The IP address in my log belongs to <edit> and checking for things like what services are at the address and traceroute don't seem to offer any more insight into who or what generated the log entries.
[edited by: tedster at 3:45 pm (utc) on Nov. 2, 2007]
[edit reason] removed specifics [/edit]
" Google Redirection Hole Used For Phishing ...
Google’s redirection hole is now being used as a phishing redirector. .. redirection without some way to whitelist is dangerous ... bad for your [customers] when they trust your link and go to a phishing site.."
Can someone explain what the above means? Most of the info I'm finding is from back in 2006.. has anything changed? Should we be concerned about this? If so, what is the recommended approach?
.
A similar email link trick has been using the code that trips Google's "I'm Feeling Lucky" functionality. Of course, to make that work, the phisher needs to be sure that their url is #1 for the query they use.

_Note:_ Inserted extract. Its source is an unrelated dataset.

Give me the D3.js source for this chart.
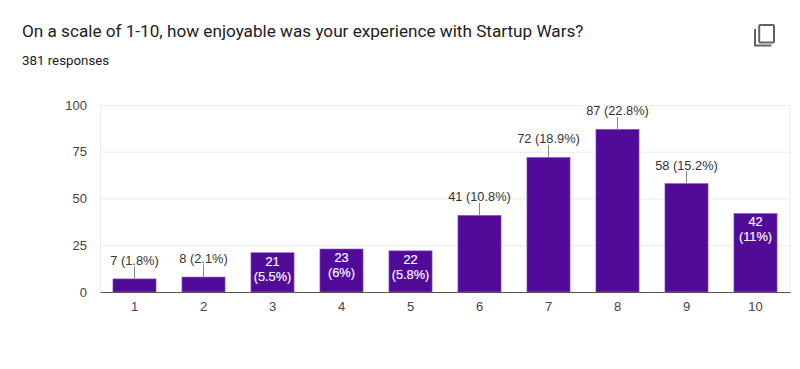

More information at the SANS Institute's Internet Storm Center:
[isc.sans.org...]
So how might that Redirector link end up as a referer in YOUR server logs? I think that Redirector link takes people to a page that held an ad for your website and your visitor clicked on it. Because the traffic arrived at the referring page through the Google Redirector instead of directly, the referring url could be the Redirector version of the url.